The common thread is distrust. Whether people blame the “deep state,” political elites, or foreign leaders, many feel that the real decisions are taking place behind closed doors — a perception that the presence of a low-profile “drone guy” in high-stakes talks only reinforces.

What to Watch Next

Over the coming months, several indicators will show how central Trump’s former “drone guy” — and his style of security thinking — has become to U.S. Ukraine strategy:

  1. Shifts in U.S. Military Aid Packages
    Watch whether new aid tranches tilt more toward long-term defensive systems, surveillance, and drones rather than offensive artillery and armor. That would signal preparation for an entrenched, monitored ceasefire rather than a push for outright Ukrainian reconquest of all territory in the near term.
  2. Rhetoric Around ‘Negotiations’
    If U.S. and European leaders increasingly talk about “conditions for negotiations” and “sustainable security arrangements,” it may reflect the growing influence of security technocrats planning concrete off-ramps.
  3. Backchannel Reporting
    Further stories in CNN, the New York Times, the Washington Post, and European outlets about secret talks or exploratory discussions with Russia will be key. Mentions of technical issues like monitoring, drones, and verification will point to the fingerprints of the drone-era policy community.
  4. Trump’s Messaging
    If Trump begins claiming that Biden is “using my people” or suggests his allies are quietly steering Ukraine policy, it will confirm that both campaigns see this crossover in personnel as politically meaningful.

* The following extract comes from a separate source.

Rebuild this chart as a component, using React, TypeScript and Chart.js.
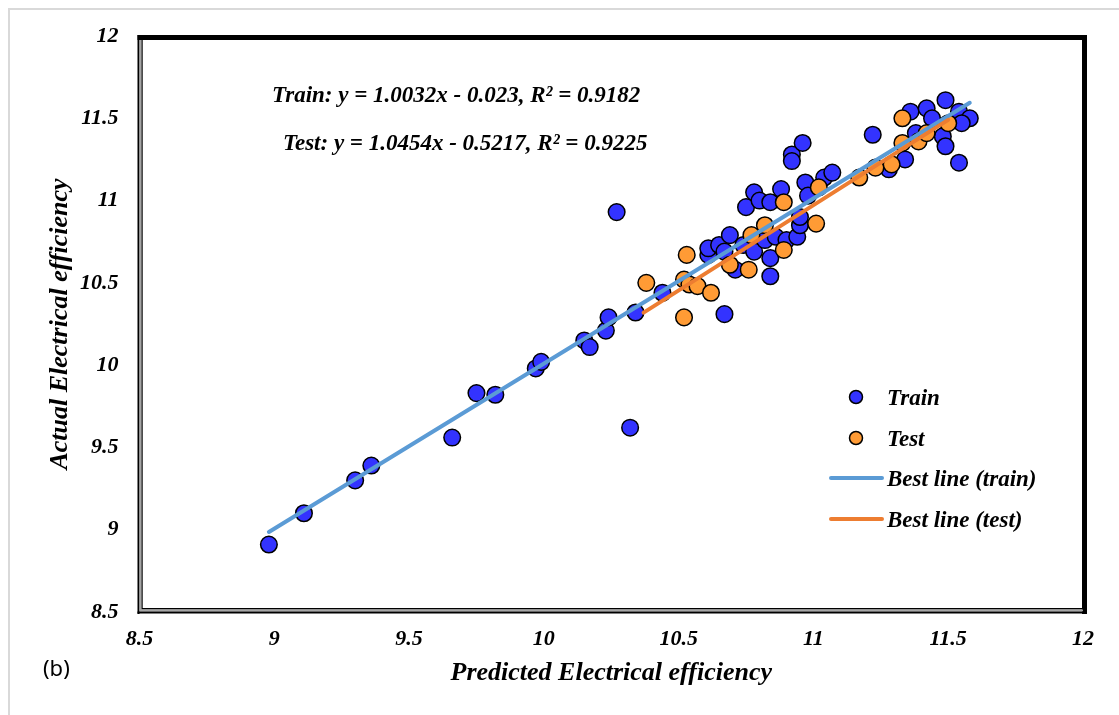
import React, { useEffect, useRef } from "react";
import { Chart, registerables } from "chart.js";

Chart.register(...registerables);

// ---- Data ----
const trainX = [8.98, 9.11, 9.30, 9.36, 9.66, 9.75, 9.82, 9.97, 9.99, 10.15, 10.17, 10.23, 10.24, 10.27, 10.32, 10.34, 10.44, 10.67, 10.61, 10.61, 10.65, 10.69, 10.67, 10.71, 10.74, 10.78, 10.82, 10.84, 10.84, 10.86, 10.90, 10.94, 10.95, 10.75, 10.78, 10.80, 10.84, 10.88, 10.97, 10.98, 11.04, 11.07, 10.92, 10.92, 10.96, 11.22, 11.28, 11.34, 11.36, 11.42, 11.44, 11.49, 11.54, 11.58, 11.55, 11.38, 11.48, 11.49, 11.54, 10.95];
const trainY = [8.91, 9.10, 9.30, 9.39, 9.56, 9.83, 9.82, 9.98, 10.02, 10.15, 10.11, 10.21, 10.29, 10.93, 9.62, 10.32, 10.44, 10.31, 10.67, 10.71, 10.73, 10.79, 10.69, 10.58, 10.73, 10.69, 10.76, 10.65, 10.54, 10.78, 10.76, 10.78, 10.85, 10.96, 11.05, 11.00, 10.99, 11.07, 11.11, 11.03, 11.14, 11.17, 11.28, 11.24, 11.35, 11.40, 11.19, 11.25, 11.54, 11.56, 11.50, 11.61, 11.54, 11.50, 11.47, 11.41, 11.39, 11.33, 11.23, 10.90];
const testX = [10.38, 10.52, 10.54, 10.57, 10.62, 10.52, 10.53, 10.69, 10.76, 10.77, 10.82, 10.89, 11.01, 10.89, 11.02, 11.17, 11.23, 11.29, 11.33, 11.39, 11.33, 11.50, 11.42];
const testY = [10.50, 10.52, 10.49, 10.48, 10.44, 10.29, 10.67, 10.61, 10.58, 10.79, 10.85, 10.70, 10.86, 10.99, 11.08, 11.14, 11.20, 11.22, 11.35, 11.36, 11.50, 11.47, 11.41];
const trainFitX = [8.98, 11.58];
const trainFitY = [8.986, 11.594];
const testFitX = [10.37, 11.5];
const testFitY = [10.319, 11.49];

const xTicks = [8.5, 9, 9.5, 10, 10.5, 11, 11.5, 12];
const yTicks = [8.5, 9, 9.5, 10, 10.5, 11, 11.5, 12];

const legendLabels = ["Train", "Test", "Best line (train)", "Best line (test)"];
const eqTrain = "Train: y = 1.0032x - 0.023, R² = 0.9182";
const eqTest = "Test: y = 1.0454x - 0.5217, R² = 0.9225";
const xTitle = "Predicted Electrical efficiency";
const yTitle = "Actual Electrical efficiency";
const panelLabel = "(b)";

const BLUE = "#3333FF";
const ORANGE = "#FF9B35";
const LBLUE = "#5B9BD5";
const LORANGE = "#ED7D31";
const SERIF = '"Liberation Serif", "Times New Roman", serif';

const pts = (xs: number[], ys: number[]) => xs.map((x, i) => ({ x, y: ys[i] }));

export default function App() {
  const ref = useRef<HTMLCanvasElement | null>(null);

  useEffect(() => {
    if (!ref.current) return;
    const overlay = {
      id: "overlay",
      beforeDatasetsDraw(chart: any) {
        const { ctx, chartArea: a } = chart;
        ctx.save();
        // frame: top & right thick black bars
        ctx.fillStyle = "#000";
        ctx.fillRect(a.left - 2, a.top - 1, a.right - a.left + 6, 5);
        ctx.fillRect(a.right - 1, a.top - 1, 5, a.bottom - a.top + 3);
        // left double line
        ctx.fillStyle = "#000";
        ctx.fillRect(a.left - 2, a.top - 1, 2, a.bottom - a.top + 3);
        ctx.fillStyle = "#a6a6a6";
        ctx.fillRect(a.left, a.top + 4, 2, a.bottom - a.top - 6);
        ctx.fillStyle = "#000";
        ctx.fillRect(a.left + 2, a.top + 4, 1.2, a.bottom - a.top - 8);
        // bottom double line
        ctx.fillStyle = "#000";
        ctx.fillRect(a.left + 2, a.bottom - 4, a.right - a.left - 2, 1.5);
        ctx.fillStyle = "#a6a6a6";
        ctx.fillRect(a.left, a.bottom - 2.5, a.right - a.left, 2);
        ctx.fillStyle = "#000";
        ctx.fillRect(a.left - 2, a.bottom - 0.5, a.right - a.left + 3, 2);
        ctx.restore();
      },
      afterDraw(chart: any) {
        const { ctx } = chart;
        ctx.save();
        ctx.fillStyle = "#000";
        ctx.font = `italic bold 23px ${SERIF}`;
        ctx.textAlign = "left";
        ctx.textBaseline = "alphabetic";
        ctx.fillText(eqTrain, 272, 102);
        ctx.fillText(eqTest, 283, 150);

        // legend
        const rows = [397, 438, 478, 519];
        const mx = 856;
        for (let i = 0; i < 4; i++) {
          const y = rows[i];
          if (i < 2) {
            ctx.beginPath();
            ctx.arc(mx, y, 6.5, 0, Math.PI * 2);
            ctx.fillStyle = i === 0 ? BLUE : ORANGE;
            ctx.fill();
            ctx.lineWidth = 1.5;
            ctx.strokeStyle = "#000";
            ctx.stroke();
          } else {
            ctx.beginPath();
            ctx.moveTo(831, y);
            ctx.lineTo(882, y);
            ctx.lineWidth = 4;
            ctx.lineCap = "round";
            ctx.strokeStyle = i === 2 ? LBLUE : LORANGE;
            ctx.stroke();
          }
          ctx.fillStyle = "#000";
          ctx.font = `italic bold 23px ${SERIF}`;
          ctx.fillText(legendLabels[i], 887, y + 7.5);
        }

        ctx.font = '22px "Noto Sans", "DejaVu Sans", sans-serif';
        ctx.fillText(panelLabel, 43, 676);
        ctx.restore();
      },
    };

    const tickFont = { family: SERIF, size: 22, style: "italic" as const, weight: "bold" as const };
    const titleFont = { family: SERIF, size: 26, style: "italic" as const, weight: "bold" as const };

    const chart = new Chart(ref.current, {
      type: "scatter",
      data: {
        datasets: [
          {
            label: legendLabels[0],
            data: pts(trainX, trainY),
            backgroundColor: BLUE,
            borderColor: "#000",
            borderWidth: 1.5,
            pointRadius: 8.3,
            order: 4,
          },
          {
            label: legendLabels[1],
            data: pts(testX, testY),
            backgroundColor: ORANGE,
            borderColor: "#000",
            borderWidth: 1.5,
            pointRadius: 8.3,
            order: 3,
          },
          {
            label: legendLabels[2],
            data: pts(trainFitX, trainFitY),
            showLine: true,
            borderColor: LBLUE,
            borderWidth: 4,
            borderCapStyle: "round",
            pointRadius: 0,
            order: 2,
          } as any,
          {
            label: legendLabels[3],
            data: pts(testFitX, testFitY),
            showLine: true,
            borderColor: LORANGE,
            borderWidth: 4,
            borderCapStyle: "round",
            pointRadius: 0,
            order: 1,
          } as any,
        ],
      },
      options: {
        animation: false,
        responsive: false,
        devicePixelRatio: 1,
        layout: { padding: { left: 0, right: 36, top: 36, bottom: 0 } },
        plugins: { legend: { display: false }, tooltip: { enabled: false } },
        scales: {
          x: {
            type: "linear",
            min: 8.5,
            max: 12,
            afterBuildTicks: (s: any) => {
              s.ticks = xTicks.map((v) => ({ value: v }));
            },
            ticks: { font: tickFont, color: "#000", padding: 14, callback: (v: any) => String(v) },
            grid: { display: false, drawTicks: false, tickLength: 0 },
            border: { display: false },
            title: { display: true, text: xTitle, font: titleFont, color: "#000", padding: { top: 0, bottom: 26 } },
            afterFit: (s: any) => {
              s.height = 103;
            },
          },
          y: {
            type: "linear",
            min: 8.5,
            max: 12,
            afterBuildTicks: (s: any) => {
              s.ticks = yTicks.map((v) => ({ value: v }));
            },
            ticks: { font: tickFont, color: "#000", padding: 21, callback: (v: any) => String(v) },
            grid: { display: false, drawTicks: false, tickLength: 0 },
            border: { display: false },
            title: { display: true, text: yTitle, font: titleFont, color: "#000", padding: { top: 45, bottom: 0 } },
            afterFit: (s: any) => {
              s.width = 139.5;
            },
          },
        },
      },
      plugins: [overlay],
    });
    return () => chart.destroy();
  }, []);

  return (
    <div style={{ position: "fixed", left: 0, top: 0, width: 1119, height: 715, background: "#fff", overflow: "hidden" }}>
      <div
        style={{
          position: "absolute",
          left: 8,
          top: 8,
          width: 1300,
          height: 900,
          borderLeft: "2px solid #d9d9d9",
          borderTop: "2px solid #d9d9d9",
        }}
      />
      <canvas ref={ref} width={1119} height={715} style={{ position: "absolute", left: 0, top: 0, display: "block" }} />
    </div>
  );
}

The Bigger Question: Who Owns the End of a War?

Underneath the personality story — Trump’s “drone guy” turning into Biden’s Ukraine strategist — lies a larger, uncomfortable truth for democracies in the U.S. and Canada. Wars are often started with public speeches, floor votes, and high-profile debates. But they are usually ended in quiet rooms, guided by professionals whose names most voters will never know.

In an era where drones turn battlefields into data flows, it is perhaps inevitable that the custodians of those data flows will help decide when and how the guns fall silent. The real question for voters is not whether a Trump-era “drone guy” ends up at the center of Biden’s Ukraine strategy — it is what constraints, transparency, and democratic oversight will exist over the world he and his peers are designing after the war.

For now, as reports suggest, the same tools that expanded the reach of American power from the skies over the Middle East are being repurposed to shape the terms of peace in Eastern Europe. How that peace is built — and who gets to build it — will define not just Ukraine’s future, but the next chapter of Western power itself.